About 30 people attended the event, many of whom were members of the Duke community. The forum, which was co-hosted by Duke Political Union and Duke Student Government, allowed each candidate to give an opening statement before the floor was opened to the audience for questions.

In response to the first question regarding former district attorney Mike Nifong’s re-election, Bell said he did, in fact, donate to Nifong’s campaign in 2006.

“When Mike Nifong was appointed to that position, there were a lot of people who had positive things to say about him,” Bell said, adding that he believes the city handled the 2006 lacrosse case well. “We’ve never had the type of media exposure we had during the lacrosse case.... The leadership, in my opinion, did an awful lot to quell what could’ve been a really emotional altercation, framed by what the national media was trying to do.”

Williams, who has been critical of how Bell handled the lacrosse case in the past, said the city council must do more to encourage civic engagement.

“This current council, they don’t encourage involvement from the community,” Williams said. “They sit in City Hall and say, ‘We need you to come.’ But they don’t go out to the community and let you know what actually is going on.”

Woodard rebuffed Williams’ statement, noting that he had been a member of his neighborhood watch for 19 years.

Audience members also raised questions about the Durham Police Department overtime pay scandal that led to the termination of Secondary Employment Coordinator Alesha Robinson-Taylor. DPD dismissed Robinson-Taylor Oct. 14 after an audit revealed that she had received more than $62,000 in excess overtime pay.

Bell said the responsibility for managing the police department falls to the city manager, who oversees DPD operations. Williams, however, criticized Bell’s approach to the issue.
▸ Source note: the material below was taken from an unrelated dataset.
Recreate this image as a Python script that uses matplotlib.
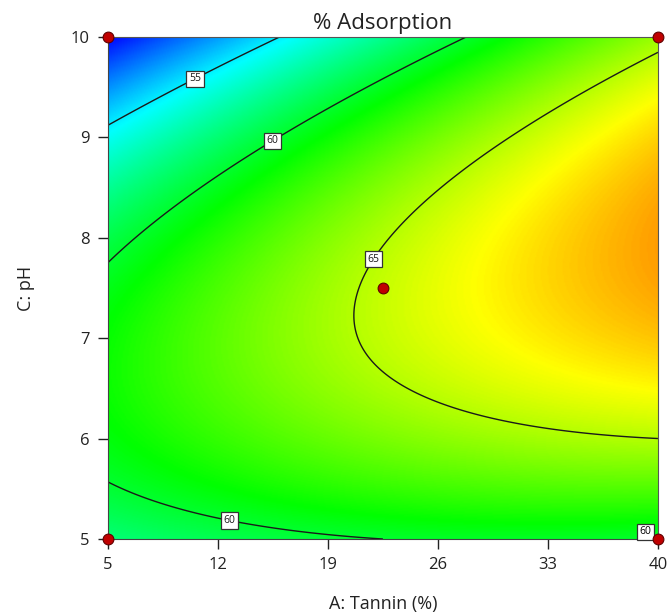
import numpy as np
import matplotlib.pyplot as plt
from matplotlib.colors import LinearSegmentedColormap

plt.rcParams['font.family'] = ['Open Sans', 'DejaVu Sans']

# quadratic model in coded units: a = (A - 22.5) / 17.5, c = (C - 7.5) / 2.5
coef_names = ["b0", "a", "c", "ac", "a2", "c2"]
coef_values = [65.36, 4.06, -1.07, 3.25, -0.80, -6.43]

# design points (A: Tannin %, C: pH)
design_A = [5, 5, 40, 40, 22.5]
design_C = [5, 10, 5, 10, 7.5]

contour_levels = [55, 60, 65]
label_pos = [(10.4, 9.63), (15.2, 9.04), (21.4, 7.84), (12.8, 5.25)]
corner_label_pos = (39.2, 5.07)

x_ticks = [5, 12, 19, 26, 33, 40]
y_ticks = [5, 6, 7, 8, 9, 10]

b = dict(zip(coef_names, coef_values))

A = np.linspace(5, 40, 400)
C = np.linspace(5, 10, 400)
AA, CC = np.meshgrid(A, C)
a = (AA - 22.5) / 17.5
c = (CC - 7.5) / 2.5
Y = (b["b0"] + b["a"] * a + b["c"] * c + b["ac"] * a * c
     + b["a2"] * a ** 2 + b["c2"] * c ** 2)

cmap = LinearSegmentedColormap.from_list(
    "de", ["#0000ff", "#00ffff", "#00ff00", "#ffff00", "#ff0000"])

fig, ax = plt.subplots(figsize=(6.7, 6.16), dpi=100)
fig.subplots_adjust(left=0.161, right=0.982, bottom=0.125, top=0.940)

ax.imshow(Y, extent=(5, 40, 5, 10), origin="lower", aspect="auto",
          cmap=cmap, vmin=49.7, vmax=72.3, interpolation="bilinear")
cs = ax.contour(AA, CC, Y, levels=contour_levels, colors="#1a1a1a", linewidths=1.0)
box = dict(boxstyle="square,pad=0.25", fc="white", ec="#333333", lw=0.9)
labels = ax.clabel(cs, fmt="%d", fontsize=7.5, inline=False, manual=label_pos)
for t in labels:
    t.set_rotation(0)
    t.set_bbox(box)
    t.set_zorder(4)
ax.text(*corner_label_pos, "%d" % contour_levels[1], fontsize=7.5, ha="center",
        va="center", bbox=box, zorder=4)

ax.scatter(design_A, design_C, s=60, color="#c00000", edgecolor="#600000",
           linewidth=0.8, zorder=5, clip_on=False)

ax.set_xlim(5, 40)
ax.set_ylim(5, 10)
ax.set_xticks(x_ticks)
ax.set_yticks(y_ticks)
ax.tick_params(direction="out", length=7, width=1, labelsize=12, colors="#222222", pad=6)
for side in ["left", "bottom"]:
    ax.spines[side].set_color("#444444")
for side in ["top", "right"]:
    ax.spines[side].set_color("#555555")
    ax.spines[side].set_linewidth(0.8)

ax.set_title("% Adsorption", fontsize=16, color="#222222", pad=6)
ax.set_xlabel("A: Tannin (%)", fontsize=13, color="#222222", labelpad=16)
ax.set_ylabel("C: pH", fontsize=13, color="#222222", labelpad=26)

fig.savefig("out.png")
“This is this administration’s deal every day. They except themselves of responsibility on a daily basis,” Williams said. “Yes, there needs to be an overhaul of our police system.”

Hughes, echoing Williams’ sentiment that the city council failed in its oversight role, said his opponent, Cole-McFadden, was chair of the Audit Oversight Committee and failed to keep a watchful eye on DPD. Hughes also said that after the scandal broke, the city  removed a Web page that cited Cole-McFadden as chair of the oversight committee.

Cole-McFadden said she has never served as chair of the committee and the Web page was removed because it was incorrect.

Clement, coming to the defense of the police department, said DPD is one of the finest department in the state.

“You know, it’s very fascinating to hear young people who ain’t been there and ain’t done that, come up with these solutions,” said Clement, who is 75 years old. “I’m afraid you just don’t know what you are talking about.”

In many regards, the central issue in the forum was the contrast between the experienced council and the batch of young, relatively new politicians.

“I’m often asked why I am so involved in politics at such a young age, and I often respond, ‘Why not?’” Hughes said. “But one thing I can assure you is our president reminded us about a month ago that we didn’t come here to fear the future, but we came to shape it.”

The incumbents, however, said their experiences proved their worthiness to be elected to another term.

“I’ve served 26 years as your city councilman for Ward II and I’ve come to the realization that experience does matter,” Clement said. “I’m not a ‘Johnny-come-lately,’ who on July 1 decided to run for city council or for mayor. I’ve been committed to being involved in Durham for over 26 years.”

Many of the challengers used their remarks to draw contrasts between what they would do if elected and what they consider to be the status quo.

Drew, a Libertarian, noted that since 2001, the city population has grown 11 percent and the government has grown 30 percent. In comparison, the city’s debt has increased 78 percent.

“Durham is on an unsustainable path,” Drew said. “The things that you see in downtown—the big, shiny objects—these are things that we paid for with future taxes.... The bill is coming due.”

The incumbents rejected any notion that they represent the status quo.

“I’ve been a change agent my entire life,” Cole-McFadden said. “We have never been satisfied with the status quo.”